Христианская философия как проблема для себя самой | страница 5



Разумеется, конец эпохи религиозного философствования - это еще не конец религиозной философии как таковой; хотя, вообще говоря, в истории культуры последних десятилетий нет недостатка в прогнозах и знамениях конца философии как таковой. Как бы мы ни относились к Хайдеггеру, не нужно быть его приверженцем, чтобы серьезно задуматься над провозглашенной им ревизией основ европейской «метафизики» от самых ее истоков в Древней Греции. Философы, приходившие после него, - это уже не совсем философы во всей полноте того понятия, которое было приложимо не только к корифеям немецкого классического идеализма, но еще к Бергсону или к Гуссерлю, однако не вполне оправдывает себя в приложении к явлениям более новым, будь-то в области философии секулярной или такой, которая обнаруживает религиозное вдохновение. Возникает вопрос: в какой мере сегодняшний кризис объясним слабыми сторонами вчерашнего расцвета.

То, что мы называем религиозной философией нового и новейшего времени, то, мастером чего был, скажем, Владимир Соловьёв, приходит после всех просветительств, атеизмов, кантовского критицизма - как не вспомнить великий спор против Канта у неосхоластов, начиная с ранних, и у русских православных «онтологистов» - Эрна, Флоренского, Алексея Лосева! - и, что особенно важно, после и далеко не без влияния такого изобретения романтически-гегельянской поры, как историзм. Это, как сказано выше, не «философия религии» в смысле немецкого классического идеализма, а именно религиозная философия (т. е, одновременно взгляд мысли на религию как свой предмет- и взгляд религии на мир и на мысль). Это явление глубоко двойственное, глубоко, если угодно, межеумочное; но как раз в качестве такового необходимое и незаменимое, так что его движение на убыль в наше время пугает.
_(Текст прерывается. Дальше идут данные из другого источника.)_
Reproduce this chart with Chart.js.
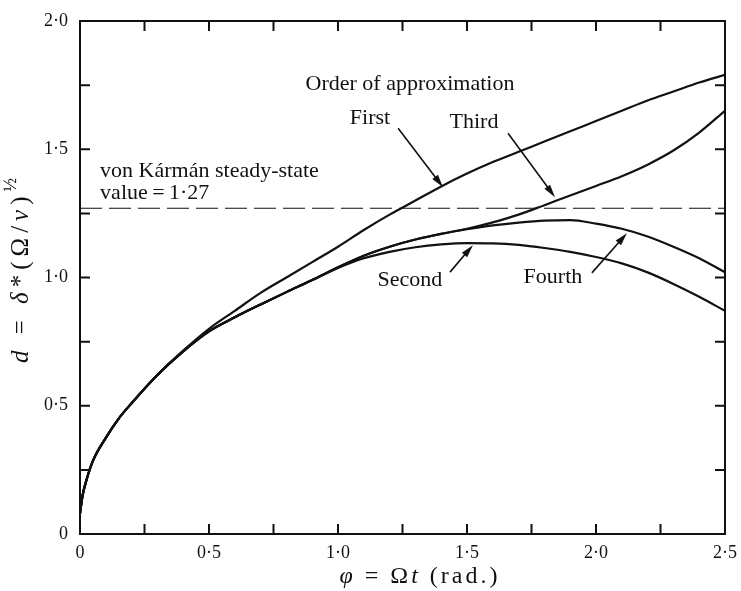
<!DOCTYPE html>
<html>
<head>
<meta charset="utf-8">
<script src="https://cdn.jsdelivr.net/npm/chart.js@4"></script>
<style>
  html, body { margin: 0; padding: 0; background: #fff; }
  canvas { display: block; }
</style>
</head>
<body>
<canvas id="chart" width="741" height="591"></canvas>
<script>
// phi = Omega t (rad.)
const phi    = [0, 0.01, 0.025, 0.05, 0.1, 0.15, 0.2, 0.3, 0.4, 0.5, 0.6, 0.7, 0.8, 0.9, 1.0,
                1.1, 1.2, 1.3, 1.4, 1.5, 1.6, 1.7, 1.8, 1.9, 2.0, 2.1, 2.2, 2.3, 2.4, 2.5];

// d = delta* (Omega/nu)^1/2 for each order of approximation
const first  = [0.08, 0.15, 0.21, 0.285, 0.375, 0.45, 0.51, 0.62, 0.715, 0.80, 0.87, 0.94, 1.00, 1.06, 1.12,
                1.185, 1.245, 1.30, 1.355, 1.405, 1.45, 1.49, 1.53, 1.57, 1.61, 1.65, 1.69, 1.725, 1.76, 1.79];
const second = [0.08, 0.15, 0.21, 0.285, 0.375, 0.45, 0.51, 0.62, 0.712, 0.79, 0.845, 0.895, 0.943, 0.99, 1.037,
                1.075, 1.10, 1.118, 1.129, 1.134, 1.133, 1.127, 1.115, 1.10, 1.08, 1.055, 1.02, 0.975, 0.925, 0.87];
const third  = [0.08, 0.15, 0.21, 0.285, 0.375, 0.45, 0.51, 0.62, 0.712, 0.79, 0.845, 0.895, 0.943, 0.99, 1.04,
                1.085, 1.12, 1.148, 1.17, 1.19, 1.215, 1.245, 1.282, 1.32, 1.357, 1.395, 1.44, 1.495, 1.565, 1.65];
const fourth = [0.08, 0.15, 0.21, 0.285, 0.375, 0.45, 0.51, 0.62, 0.712, 0.79, 0.845, 0.895, 0.943, 0.99, 1.04,
                1.085, 1.12, 1.148, 1.17, 1.188, 1.203, 1.214, 1.222, 1.224, 1.21, 1.19, 1.16, 1.12, 1.075, 1.02];

// von Karman steady-state value
const steadyX = [0, 2.5];
const steadyY = [1.27, 1.27];

// annotations (data coordinates)
const noteText  = ['Order of approximation', 'First', 'Third', 'Second', 'Fourth',
                   'von K\u00e1rm\u00e1n steady-state', 'value\u2009=\u20091\u00b727'];
const noteX     = [1.279, 1.124, 1.527, 1.279, 1.833, 0.078, 0.078];
const noteY     = [1.753, 1.620, 1.605, 0.990, 1.002, 1.414, 1.329];
const noteAlign = ['center', 'center', 'center', 'center', 'center', 'left', 'left'];

const arrowFromX = [1.233, 1.659, 1.434, 1.984];
const arrowFromY = [1.582, 1.562, 1.021, 1.018];
const arrowToX   = [1.407, 1.841, 1.523, 2.120];
const arrowToY   = [1.352, 1.313, 1.126, 1.173];

const SERIF = '"Liberation Serif", "DejaVu Serif", serif';
const INK = '#111';

function pts(xs, ys) { return xs.map((x, i) => ({ x, y: ys[i] })); }

function curve(data) {
  return {
    data,
    borderColor: INK,
    borderWidth: 2.2,
    pointRadius: 0,
    fill: false,
    cubicInterpolationMode: 'monotone',
  };
}

function fmtTick(v) {
  const r = Math.round(v * 4);
  if (r % 2 !== 0) return '';
  if (r === 0) return '0';
  return (v).toFixed(1).replace('.', '\u00b7');
}

// draws text made of segments [text, italic, superscript]
function drawRich(ctx, segs, cx, cy, size, rotate, spacing) {
  ctx.save();
  ctx.translate(cx, cy);
  if (rotate) ctx.rotate(-Math.PI / 2);
  ctx.letterSpacing = spacing + 'px';
  const fontOf = s => `${s[1] ? 'italic ' : ''}${s[2] ? Math.round(size * 0.7) : size}px ${SERIF}`;
  let total = 0;
  for (const s of segs) { ctx.font = fontOf(s); total += ctx.measureText(s[0]).width; }
  let x = -total / 2;
  ctx.textBaseline = 'middle';
  ctx.textAlign = 'left';
  ctx.fillStyle = INK;
  for (const s of segs) {
    ctx.font = fontOf(s);
    ctx.fillText(s[0], x, s[2] ? -size * 0.4 : 0);
    x += ctx.measureText(s[0]).width;
  }
  ctx.restore();
}

const framePlugin = {
  id: 'frame',
  afterDatasetsDraw(chart) {
    const { ctx, chartArea: a, scales: { x, y } } = chart;
    ctx.save();
    ctx.strokeStyle = INK;
    ctx.lineWidth = 2;
    ctx.strokeRect(a.left, a.top, a.right - a.left, a.bottom - a.top);

    // inward ticks on all four sides
    const len = 10;
    ctx.beginPath();
    for (const t of x.ticks) {
      const px = x.getPixelForValue(t.value);
      ctx.moveTo(px, a.bottom); ctx.lineTo(px, a.bottom - len);
      ctx.moveTo(px, a.top);    ctx.lineTo(px, a.top + len);
    }
    for (const t of y.ticks) {
      const py = y.getPixelForValue(t.value);
      ctx.moveTo(a.left, py);  ctx.lineTo(a.left + len, py);
      ctx.moveTo(a.right, py); ctx.lineTo(a.right - len, py);
    }
    ctx.stroke();

    // labels
    ctx.fillStyle = INK;
    ctx.font = `22px ${SERIF}`;
    ctx.textBaseline = 'middle';
    noteText.forEach((txt, i) => {
      ctx.textAlign = noteAlign[i];
      ctx.fillText(txt, x.getPixelForValue(noteX[i]), y.getPixelForValue(noteY[i]));
    });

    // arrows
    ctx.lineWidth = 1.6;
    arrowFromX.forEach((fx, i) => {
      const x0 = x.getPixelForValue(fx), y0 = y.getPixelForValue(arrowFromY[i]);
      const x1 = x.getPixelForValue(arrowToX[i]), y1 = y.getPixelForValue(arrowToY[i]);
      const ang = Math.atan2(y1 - y0, x1 - x0);
      const hl = 13, hw = 3.5;
      ctx.beginPath();
      ctx.moveTo(x0, y0);
      ctx.lineTo(x1 - Math.cos(ang) * hl * 0.8, y1 - Math.sin(ang) * hl * 0.8);
      ctx.stroke();
      ctx.beginPath();
      ctx.moveTo(x1, y1);
      ctx.lineTo(x1 - Math.cos(ang) * hl - Math.sin(ang) * hw, y1 - Math.sin(ang) * hl + Math.cos(ang) * hw);
      ctx.lineTo(x1 - Math.cos(ang) * hl + Math.sin(ang) * hw, y1 - Math.sin(ang) * hl - Math.cos(ang) * hw);
      ctx.closePath();
      ctx.fill();
    });

    // axis titles
    drawRich(ctx, [['\u03c6', true], [' = \u03a9', false], ['t', true], [' (rad.)', false]],
             420, 577, 24, false, 3);
    drawRich(ctx, [['d', true], [' = ', false], ['\u03b4', true], ['*(\u03a9/', false], ['\u03bd', true],
                   [')', false], ['\u00bd', false, true]],
             21, 268, 25, true, 5);
    ctx.restore();
  },
};

new Chart(document.getElementById('chart'), {
  type: 'line',
  data: {
    datasets: [
      curve(pts(phi, first)),
      curve(pts(phi, second)),
      curve(pts(phi, third)),
      curve(pts(phi, fourth)),
      {
        data: pts(steadyX, steadyY),
        borderColor: INK,
        borderWidth: 1.2,
        borderDash: [22, 7],
        pointRadius: 0,
        fill: false,
      },
    ],
  },
  options: {
    responsive: false,
    animation: false,
    devicePixelRatio: 1,
    layout: { padding: { left: 0, right: 16, top: 21, bottom: 0 } },
    plugins: { legend: { display: false }, tooltip: { enabled: false } },
    scales: {
      x: {
        type: 'linear',
        min: 0, max: 2.5,
        grid: { display: false },
        border: { display: false },
        ticks: {
          stepSize: 0.25,
          autoSkip: false,
          maxRotation: 0,
          padding: 0,
          color: INK,
          font: { family: SERIF, size: 18 },
          callback: fmtTick,
        },
        afterFit(scale) { scale.height = 57; },
      },
      y: {
        type: 'linear',
        min: 0, max: 2.0,
        grid: { display: false },
        border: { display: false },
        ticks: {
          stepSize: 0.25,
          autoSkip: false,
          padding: 4,
          color: INK,
          font: { family: SERIF, size: 18 },
          callback: fmtTick,
        },
        afterFit(scale) { scale.width = 80; },
      },
    },
  },
  plugins: [framePlugin],
});
</script>
</body>
</html>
Правда религиозной философии постромантического типа неизбежна рискует предстать полуправдой, и на это очень легко указать и с позиций веры, и с позиций неверия, и даже с собственных позиций религиозной философии, как мы замечаем, когда один ее представитель критикует другого, например, томист - экзистенциалиста, экзистенциалист - томиста (применительно к русским обстоятельствам, Бердяев - Флоренского, Флоровский - своих предшественников, и т. п.); но только эта полуправда, недоговоренность, только нарочитый, искусственный язык религиозно-философского «дискурса» дают возможность высказать некоторую истину, которая в противном случае осталась бы вообще невысказанной, даже не упомянутой, незамеченной, утраченной.